Dr. Lumsden, who received her Ph.D. at the University of North Carolina at Chapel Hill in 1995, is the author of five books and countless journal articles. During her illustrious career, Dr. Lumsden served as the J. William Fulbright Core Scholar at National University of Malaysia in 2012- 2013 and was honored with numerous awards, including AEJMC’s 2017 Best Faculty Paper and a three-time winner of the American Journalism Historian Association’s Maurine Beasley Award for Outstanding Paper in Women’s History in 2005, 2006, 2007, respectively, and was a runner-up in 2008.

“So much of what we know about the radical press and the suffrage press we owe to Linda Lumsden,” another judge added. “Her seminal work in both areas is cited and taught widely. She continues to blaze new paths with her more recent work on social justice journalism. What’s more, she has been a high-impact member of AEJMC and its History Division since the 1990s, sharing her expertise and big heart through mentoring junior scholars and robust service to our associational life. I’m thrilled that this year’s winner of the Shaw Award is Linda Lumsden.”

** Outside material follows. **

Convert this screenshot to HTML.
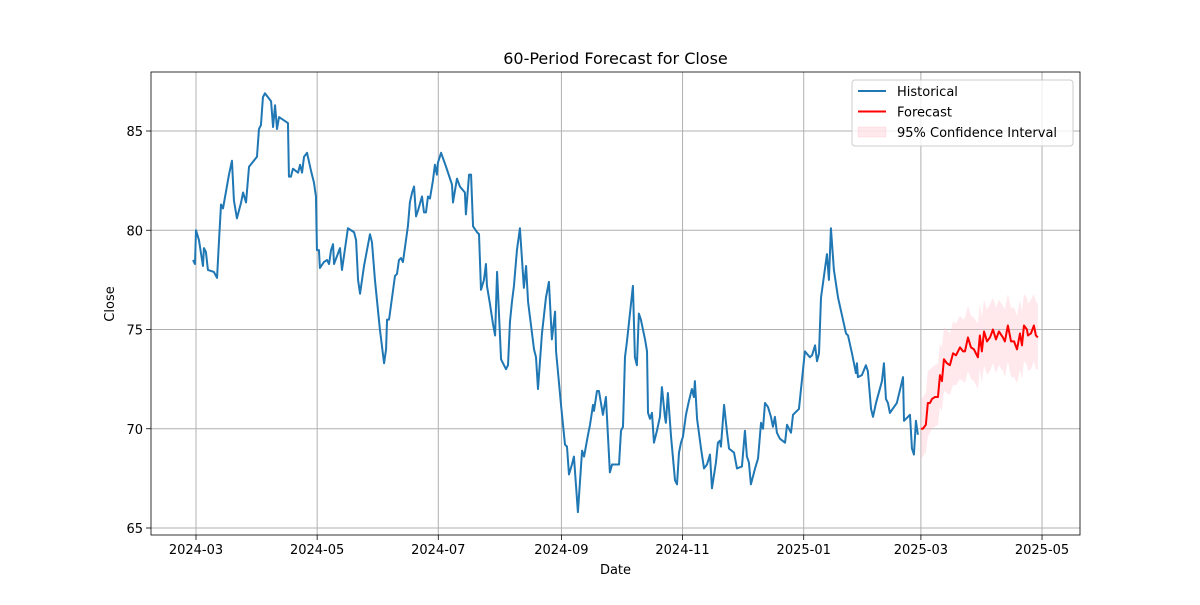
<!DOCTYPE html>
<html><head><meta charset="utf-8"><style>
body{margin:0;background:#fff;font-family:"Liberation Sans",sans-serif}
svg text{font-family:"DejaVu Sans","Liberation Sans",sans-serif}
</style></head><body>
<svg id="chart" width="1200" height="600" xmlns="http://www.w3.org/2000/svg"></svg>
<script>
// days since 2024-03-01
const histDays=[-1.5,-0.5,0,1.5,3.5,4,5,6,9,10.6,11.6,12.6,13.6,16.6,18.1,19.1,20.6,22.7,23.7,25.2,26.7,30.7,31.7,32.7,33.7,34.7,37.8,38.8,39.8,40.8,41.8,46.3,46.8,47.8,48.8,51.4,52.4,53.4,54.4,55.9,57.9,59.4,60.4,60.9,61.9,62.4,64.4,66,67,68,69,69.5,72.5,73.5,76.5,79.6,80.6,81.6,82.6,84.6,87.6,88.6,90.1,92.6,94.7,95.7,96.2,97.2,100.2,101.2,102.2,103.2,104.2,106.7,107.7,108.8,109.8,110.8,111.8,113.8,114.8,115.8,116.8,117.8,119.3,120.3,121.3,121.8,123.4,125.9,128.9,129.4,131.4,132.9,135.4,135.9,137.5,138.5,139.5,141.5,142.5,143.5,145,146,146.5,148,149.5,150.6,151.6,153.6,156.1,157.1,158.1,159.1,160.1,161.6,163.1,165.1,166.2,167.2,168.2,170.2,171.2,172.2,174.2,176.2,177.7,179.2,180.8,181.3,183.8,185.8,186.8,187.8,189.3,190.3,192.3,194.4,195.4,197.4,198.4,199.9,200.4,201.9,202.9,204.9,206.4,208.4,209.5,213,214,215,216,217,220,221,222,223,224,226.1,227.1,227.6,228.6,229.6,230.6,232.1,233.6,234.6,236.1,236.6,237.6,239.2,241.2,242.2,243.2,244.2,245.2,246.7,248.2,249.7,250.7,251.2,252.3,254.3,255.8,257.3,258.8,259.8,261.8,262.8,263.8,264.3,265.9,267.4,268.4,270.9,272.4,274.9,276.4,277.4,278.4,279.4,281.5,283,284.5,285.5,286.5,288,289.5,290.5,291.5,292.5,294,296.6,297.6,299.6,300.6,303.6,306.6,309.1,310.2,311.7,312.7,313.7,314.7,317.7,318.7,319.7,321.2,323.3,327.3,328.3,330.3,332.3,332.8,333.3,335.3,337.3,338.3,339.9,340.9,342.4,345.4,346.4,347.4,348.4,349.4,352.9,356,356.5,359.5,360.5,361.5,362.5,363.5];
const histClose=[78.5,78.3,80.0,79.5,78.2,79.1,78.9,78.0,77.9,77.6,79.5,81.3,81.1,82.8,83.5,81.5,80.6,81.4,81.9,81.4,83.2,83.7,85.1,85.3,86.7,86.9,86.5,85.2,86.3,85.1,85.7,85.4,82.7,82.7,83.1,82.9,83.3,82.9,83.7,83.9,83.0,82.4,81.7,79.0,79.0,78.1,78.4,78.5,78.3,79.0,79.3,78.3,79.1,78.0,80.1,79.9,79.5,77.5,76.8,78.2,79.8,79.4,77.5,75.0,73.3,74.0,75.5,75.5,77.7,77.8,78.5,78.6,78.4,80.2,81.4,81.9,82.2,80.7,81.0,81.7,80.9,80.9,81.7,81.6,82.5,83.3,82.8,83.4,83.9,83.2,82.3,81.4,82.6,82.2,81.9,80.8,82.8,82.8,80.2,79.9,79.8,77.0,77.5,78.3,77.2,76.3,75.3,74.7,77.9,73.5,73.0,73.2,75.4,76.4,77.2,79.0,80.1,77.1,78.2,76.4,75.6,74.0,73.6,72.0,74.8,76.6,77.4,74.5,75.9,73.9,71.2,69.2,69.1,67.7,68.2,68.6,65.8,68.9,68.6,69.7,70.2,71.2,70.9,71.9,71.9,70.7,71.6,67.8,68.2,68.2,69.9,70.1,73.6,74.4,77.2,73.6,73.2,75.8,75.5,74.5,73.9,70.8,70.5,70.8,69.3,69.9,70.6,72.1,70.6,70.3,71.8,69.6,67.4,67.2,68.8,69.3,69.6,70.7,71.4,72.0,71.6,72.4,70.5,69.0,68.0,68.2,68.7,67.0,68.3,69.3,69.4,69.1,71.2,69.8,69.0,68.8,68.0,68.1,69.9,68.6,68.3,67.2,68.0,68.5,70.3,70.0,71.3,71.1,70.6,70.1,70.6,69.8,69.5,69.3,70.2,69.8,70.7,71.0,73.9,73.6,73.7,74.2,73.4,73.8,76.6,78.8,77.5,80.1,78.0,76.6,74.8,74.7,73.8,72.8,73.3,72.6,72.7,73.2,72.9,71.0,70.6,71.3,72.4,73.3,71.5,71.3,70.8,71.3,72.6,70.4,70.7,69.0,68.7,70.4,69.7];
const fcDays=[365,366,367.5,368.5,369.6,370.6,372.1,373.6,374.6,375.6,376.6,378.1,379.6,381.2,382.7,384.7,386.2,387.2,388.7,390.2,391.7,393.7,394.7,395.7,396.8,398.3,399.8,401.3,402.8,404.3,406.3,407.3,408.8,410.4,411.9,413.4,414.9,415.9,416.9,418.4,418.9,420.4,421.9,422.9,423.9];
const fcValues=[70.0,70.0,70.2,71.3,71.3,71.5,71.6,71.6,72.7,72.4,73.5,73.3,73.2,73.8,73.7,74.1,73.9,73.9,74.6,74.1,74.0,73.6,74.7,73.9,74.9,74.4,74.6,75.0,74.5,74.9,74.6,74.4,75.2,74.4,74.4,74.0,74.8,74.2,75.2,75.0,74.7,74.8,75.2,74.7,74.6];
const fcLower=[68.4,68.6,68.8,69.6,69.8,70.0,70.1,70.2,71.1,70.9,71.9,71.8,71.7,72.2,72.2,72.5,72.4,72.3,72.9,72.5,72.4,72.0,73.0,72.3,73.2,72.7,72.9,73.3,72.8,73.2,72.9,72.6,73.4,72.6,72.6,72.3,73.0,72.5,73.4,73.2,72.9,73.0,73.4,73.0,73.0];
const fcUpper=[71.4,71.6,71.8,72.9,73.0,73.1,73.2,73.3,74.3,74.1,75.1,75.0,74.8,75.4,75.3,75.7,75.5,75.6,76.2,75.7,75.6,75.3,76.3,75.6,76.5,76.0,76.3,76.6,76.1,76.5,76.2,76.0,76.8,76.1,76.1,75.7,76.5,75.9,76.8,76.6,76.3,76.5,76.8,76.4,76.3];
const yTicks=[65,70,75,80,85];
const xTickDays=[0,61,122,184,245,306,365,426];
const xTickLabels=["2024-03","2024-05","2024-07","2024-09","2024-11","2025-01","2025-03","2025-05"];

const L=151,R=1080,T=72,B=535;
const xs=d=>196+d*1.986;
const ys=v=>528-(v-65)*19.85;
const svg=document.getElementById('chart');
const NS="http://www.w3.org/2000/svg";
function mk(tag,attrs,parent){const e=document.createElementNS(NS,tag);for(const k in attrs)e.setAttribute(k,attrs[k]);(parent||svg).appendChild(e);return e;}

// grid
xTickDays.forEach((d,i)=>{
 const g=mk('line',{x1:xs(d),x2:xs(d),y1:T,y2:B,stroke:'#b0b0b0','stroke-width':1});
 
 
 mk('line',{x1:xs(d),x2:xs(d),y1:B,y2:B+5,stroke:'#000','stroke-width':0.8});
 const t=mk('text',{x:xs(d),y:B+19,'text-anchor':'middle','font-size':13,fill:'#000'});
 t.textContent=xTickLabels[i];
 
 
});
yTicks.forEach(v=>{
 const g=mk('line',{x1:L,x2:R,y1:ys(v),y2:ys(v),stroke:'#b0b0b0','stroke-width':1});
 
 
 mk('line',{x1:L-5,x2:L,y1:ys(v),y2:ys(v),stroke:'#000','stroke-width':0.8});
 const t=mk('text',{x:L-8,y:ys(v)+5,'text-anchor':'end','font-size':13,fill:'#000'});
 t.textContent=v;
 
 
});

// CI band
let pts=fcDays.map((d,i)=>xs(d)+','+ys(fcUpper[i]));
pts=pts.concat(fcDays.map((d,i)=>xs(d)+','+ys(fcLower[i])).reverse());
const band=mk('polygon',{points:pts.join(' '),fill:'#ffc0cb','fill-opacity':0.35,stroke:'none'});



const hist=mk('polyline',{points:histDays.map((d,i)=>xs(d)+','+ys(histClose[i])).join(' '),fill:'none',stroke:'#1f77b4','stroke-width':2,'stroke-linejoin':'round'});


const fc=mk('polyline',{points:fcDays.map((d,i)=>xs(d)+','+ys(fcValues[i])).join(' '),fill:'none',stroke:'#ff0000','stroke-width':2,'stroke-linejoin':'round'});



const frame=mk('rect',{x:L,y:T,width:R-L,height:B-T,fill:'none',stroke:'#000','stroke-width':0.8});



const title=mk('text',{x:(L+R)/2,y:64,'text-anchor':'middle','font-size':16,fill:'#000'});
title.textContent='60-Period Forecast for Close';


const xl=mk('text',{x:(L+R)/2,y:574,'text-anchor':'middle','font-size':13,fill:'#000'});
xl.textContent='Date';


const yl=mk('text',{x:0,y:0,'text-anchor':'middle','font-size':13,fill:'#000',transform:'translate(114,304) rotate(-90)'});
yl.textContent='Close';



// legend
const lg=mk('g',{});


mk('rect',{x:852,y:80,width:221,height:66,rx:3,fill:'#fff','fill-opacity':0.8,stroke:'#ccc'},lg);
const entries=[['Historical','#1f77b4','line'],['Forecast','#ff0000','line'],['95% Confidence Interval','#ffc0cb','patch']];
entries.forEach((e,i)=>{
 const y=91+i*20.5;
 if(e[2]==='line') mk('line',{x1:858,x2:886,y1:y,y2:y,stroke:e[1],'stroke-width':2},lg);
 else mk('rect',{x:858,y:y-5,width:28,height:10,fill:e[1],'fill-opacity':0.35,stroke:e[1],'stroke-opacity':0.35},lg);
 const t=mk('text',{x:897,y:y+5,'font-size':13,fill:'#000'},lg);
 t.textContent=e[0];
 
 
});
</script>
</body></html>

Added Professor Carol B. Schwalbe, the Director of the University of Arizona’s School of Journalism, who nominated Lumsden for the prestigious award: “The thread through Linda’s scholarship has been an exploration of how disempowered groups find voice through journalism in their struggles for social justice. Her work has significantly contributed to the history of social justice journalism, the radical press, the black press, the suffrage press, and women reporters since she first won top AEJMC paper prizes as a part-time, nondegree-seeking graduate student in 1991 at the University of North Carolina at Chapel Hill.”

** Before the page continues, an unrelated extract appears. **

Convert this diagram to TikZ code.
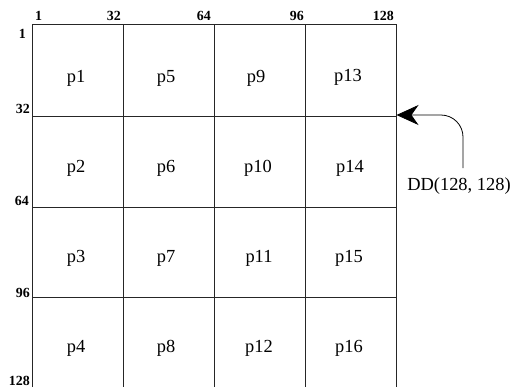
\documentclass[tikz,border=0pt]{standalone}
\usepackage{fontspec}
\setmainfont{Liberation Serif}
\usetikzlibrary{arrows.meta}
\begin{document}
\begin{tikzpicture}[x=1bp,y=-1bp,
  gridline/.style={line width=0.8bp,black!85},
  cell/.style={font=\fontsize{18.5}{20}\selectfont,inner sep=0pt},
  num/.style={font=\fontsize{14}{15}\selectfont\bfseries,inner sep=0pt},
  ptr/.style={line width=0.8bp,rounded corners=22bp,-{Stealth[length=22bp,width=20bp,inset=7bp]}}]
\useasboundingbox (0,0) rectangle (512,387);
% grid
\draw[gridline] (32,387) -- (32,24) -- (396,24) -- (396,387);
\foreach \x in {123,214,305} \draw[gridline] (\x,24) -- (\x,387);
\foreach \y in {116,207,297} \draw[gridline] (32,\y) -- (396,\y);
% cell labels
\node[cell] (p1) at (76,78) {p1};
\node[cell] (p5) at (166,78) {p5};
\node[cell] (p9) at (256,78) {p9};
\node[cell] (p13) at (348,77) {p13};
\node[cell] (p2) at (76,168) {p2};
\node[cell] (p6) at (166,168) {p6};
\node[cell] (p10) at (258,168) {p10};
\node[cell] (p14) at (350,168) {p14};
\node[cell] (p3) at (76,258) {p3};
\node[cell] (p7) at (166,258) {p7};
\node[cell] (p11) at (259,258) {p11};
\node[cell] (p15) at (349,258) {p15};
\node[cell] (p4) at (76,348) {p4};
\node[cell] (p8) at (166,348) {p8};
\node[cell] (p12) at (259,348) {p12};
\node[cell] (p16) at (349,348) {p16};
% top scale
\node[num,anchor=base west] (t1) at (35,20) {1};
\node[num,anchor=base east] (t32) at (121,20) {32};
\node[num,anchor=base east] (t64) at (211,20) {64};
\node[num,anchor=base east] (t96) at (304,20) {96};
\node[num,anchor=base east] (t128) at (394,20) {128};
% left scale
\node[num,anchor=base east] (l1) at (26,38) {1};
\node[num,anchor=base east] (l32) at (30,113) {32};
\node[num,anchor=base east] (l64) at (29,205) {64};
\node[num,anchor=base east] (l96) at (30,297) {96};
\node[num,anchor=base east] (l128) at (30,385) {128};
% pointer
\coordinate (corner) at (396.5,115);
\node[cell] (dd) at (459,186) {DD(128, 128)};
\coordinate (ddtop) at (463,168);
\draw[ptr] (ddtop) |- (corner);
\end{tikzpicture}
\end{document}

Despite her record of tremendous accomplishments and honors, Dr. Lumsden noted that news of the award was “a true gift to learn from out of the blue that my work meant something, and that I contributed in some small way to journalism history.”

“I am surprised and thrilled to have my name associated with these heroes of journalism history,” Dr. Lumsden noted. “Don Shaw taught me historical research methods at UNC-Chapel Hill back in 1991, and I have revered the inspirational Maurine Beasley, the first recipient of this award, as the founding mother of women’s journalism history since my graduate school days.

It is also rewarding for me to see the tremendous growth in recent years in research on the alternative press and social justice journalism, as reflected in History Division papers, journal articles and awards. No one could ask for a finer end to their career than this recognition that I have played a small role in that progress.”

Along the way, Dr. Lumsden mentored countless undergraduate and graduate students and peer scholars, who have gone on to illustrious careers of their own, and they regularly cite the influence of her contributions on their lives.

“Linda’s work has affected both my scholarship and my teaching. At an AJHA convention in Birmingham, Alabama, she gave a presentation on political cartoons in radical periodicals. Her analysis was brilliant and I was enthralled,” University of Louisville Professor John P. Ferré recalled. “In fact, I began to connect the dots between her research on visual rhetoric in the radical press and my study of religious media. That inspiration led to a chapter I published a few years later: “Evangelical Television Criticism through a Half Century of Christianity Today Cartoons.” Fast forward to 2020. I was searching for reading material for my 500-level communication ethics course that would satisfy my students’ growing interest in issues of social justice, which burgeoned after Louisville police shot and killed Breonna Taylor just seven miles from campus, as well as my desire for media analysis that takes history seriously to compensate for the fact that our majors and graduate students have no required media history course. Linda’s latest book, Social Justice Journalism: Social Movement Media from Abolition to #womensmarch, fit the bill perfectly.”

Dr. Lumsden will receive a plaque and monetary award during the division’s Awards Gala in conjunction with the AEJMC annual meeting.